Jesaya Hano-Oshike: How this $10 million fund plans to back Southern Africa's innovators
Jesaya Hano-Oshike: How this $10 million fund plans to back Southern Africa’s innovators
For years, Southern Africa’s startup ecosystem has found itself stuck in an uncomfortable position. The region has no shortage of entrepreneurs building interesting businesses, yet very little venture capital flows into markets outside South Africa.
Jesaya Hano-Oshike, Managing Director of Bellatrix Investment Managers, believes that the gap represents an opportunity.
Bellatrix recently launched the Ndjaba Seed Fund, a $10 million venture capital vehicle focused on backing early-stage startups across Southern Africa. The fund will invest in between 35 and 50 startups over a 10-year period, targeting sectors such as fintech, healthcare, agriculture value chains, cleantech, e-commerce, and enterprise software.

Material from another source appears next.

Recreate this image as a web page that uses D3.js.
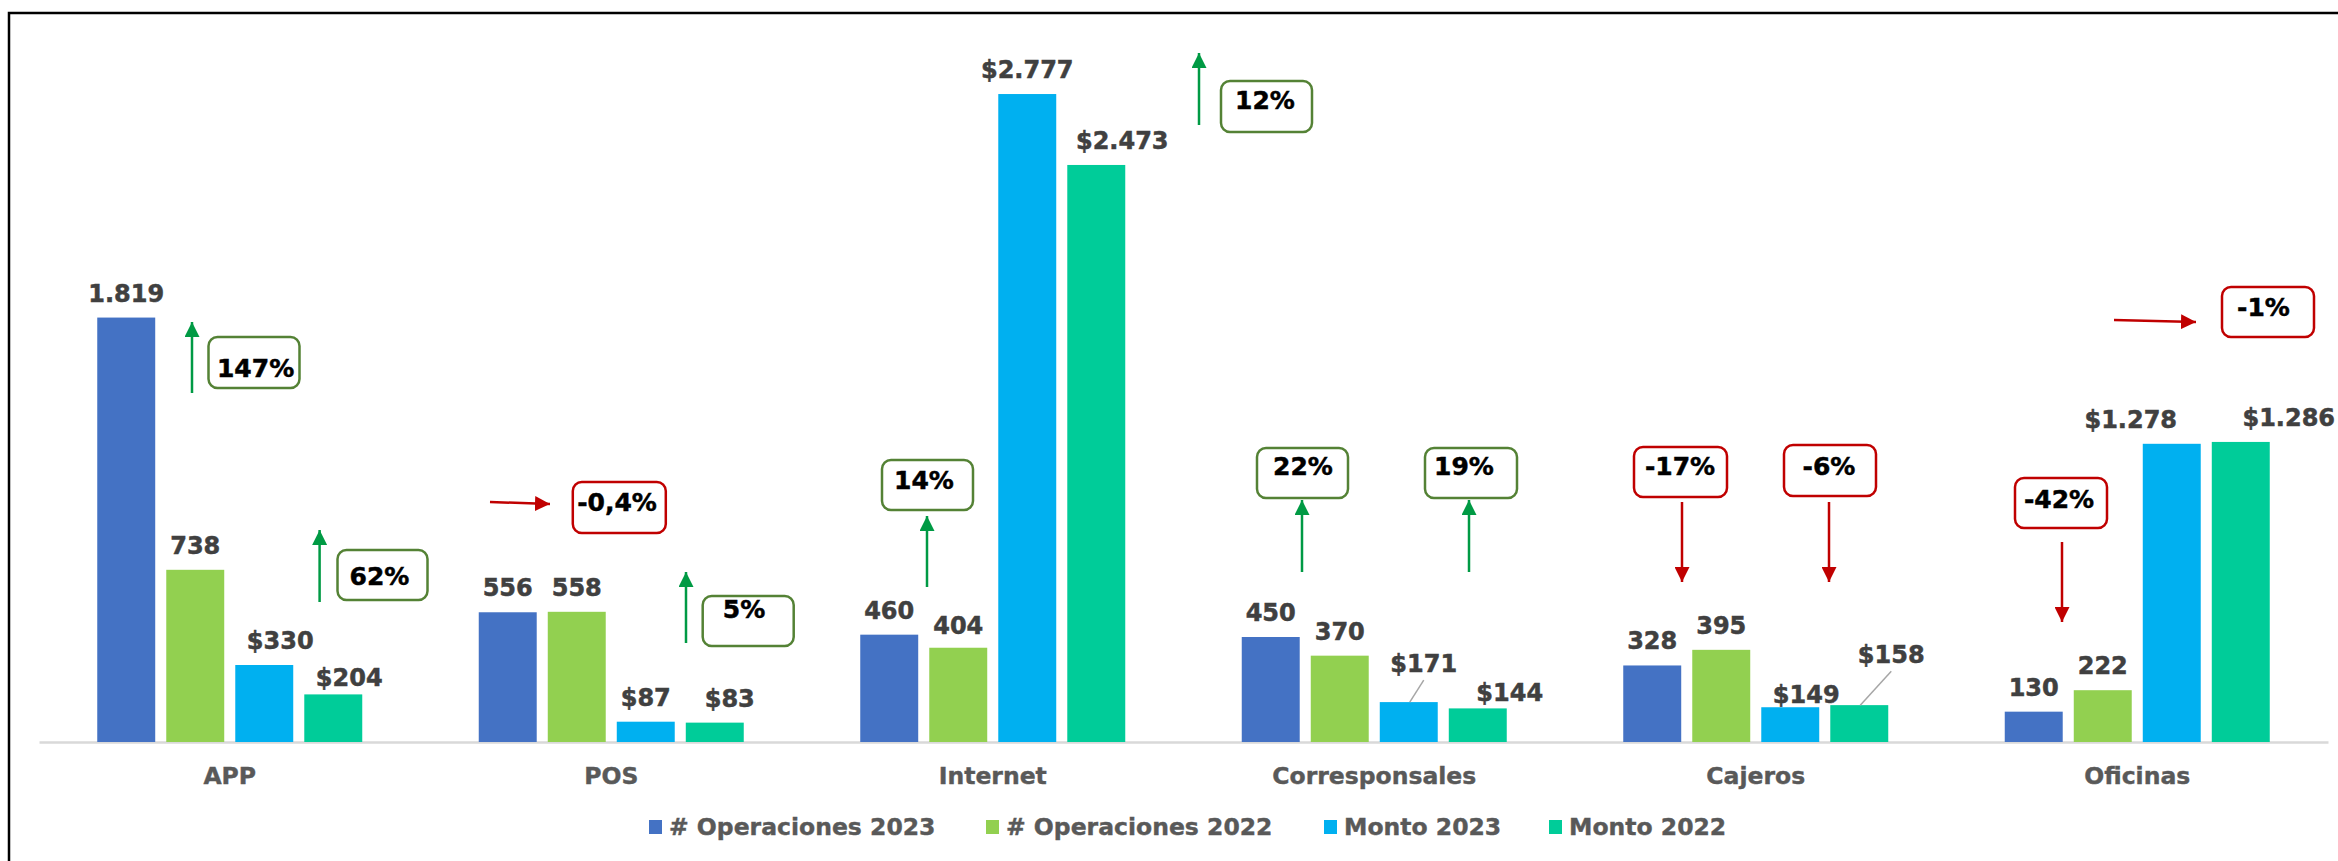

Speaking on the Tech Aways Podcast, Hano-Oshike said the idea behind the fund emerged from observing how African startup funding continues concentrating in Nigeria, Kenya, Egypt, and South Africa, while founders in countries like Namibia, Botswana, Zambia, and Zimbabwe struggle to access capital.
“Most of the funding that comes to Africa goes into the big four markets,” he said. “Very little then trickles down to the rest of the countries.”
Rather than seeing Southern Africa’s fragmented markets as a weakness, Bellatrix sees them as an overlooked regional opportunity. Hano-Oshike argues that investors often underestimate the scale of the broader SADC market because they evaluate countries individually instead of as a connected economic bloc.
“People look at Namibia or Botswana individually and say the markets are small,” he said. “But if you look at SADC as a whole, it is a 400 million population market.”
The fund itself will operate across two layers of investment.
At the pre-seed stage, Bellatrix plans to back startups that have moved beyond the idea stage and already have an MVP, early users, or limited traction. These startups will typically receive between $25,000 and $150,000 to help them refine products and build early revenue streams.
The majority of the capital, however, will go toward seed-stage businesses already showing meaningful traction or generating revenue. Bellatrix wants those startups to use the capital to scale into neighbouring Southern African markets before eventually raising larger rounds from international investors or private equity firms.
Importantly, Hano-Oshike says the fund is not trying to become a controlling shareholder in startups. Bellatrix intends to take minority positions, generally below 30%, while remaining flexible on structures depending on the maturity of the business.
While equity will remain the preferred structure, the firm is also open to convertible debt and SAFEs in specific situations.
“We’re looking at equity first,” Hano-Oshike said, noting that alternative financing structures would mostly be used on a case-by-case basis for more mature businesses with predictable cash flows.
What also differentiates the Ndjaba Seed Fund from many traditional VC firms is its emphasis on operational support.
Bellatrix says it does not want to function purely as a provider of capital. Instead, the firm plans to work closely with founders on governance, operations, marketing, finance, and regional expansion strategy.
Part of that support system already exists through Basecamp Business Incubator, a Namibian incubator Bellatrix helps operate. According to Hano-Oshike, the incubator has already worked with more than 3,000 entrepreneurs over the past three and a half years, giving the firm an established founder pipeline and ecosystem network.
The fund also plans to collaborate with incubators and accelerators across Botswana, Zambia, South Africa, and other Southern African countries to source startups and support founders after investment.
When evaluating startups, Bellatrix says it will prioritise both market potential and founder quality.
“It can be a great idea, but if the team is not great, the likelihood of success is not that high,” Hano-Oshike said.
Beyond venture capital itself, the launch of the Ndjaba Seed Fund reflects a broader ambition around Southern Africa’s role in technology development.
Hano-Oshike believes the region needs to move beyond simply consuming technology developed elsewhere and begin building more locally relevant innovation ecosystems — particularly around emerging technologies like artificial intelligence.
“We should not only be followers,” he said. “We should also try to be leaders in technology.”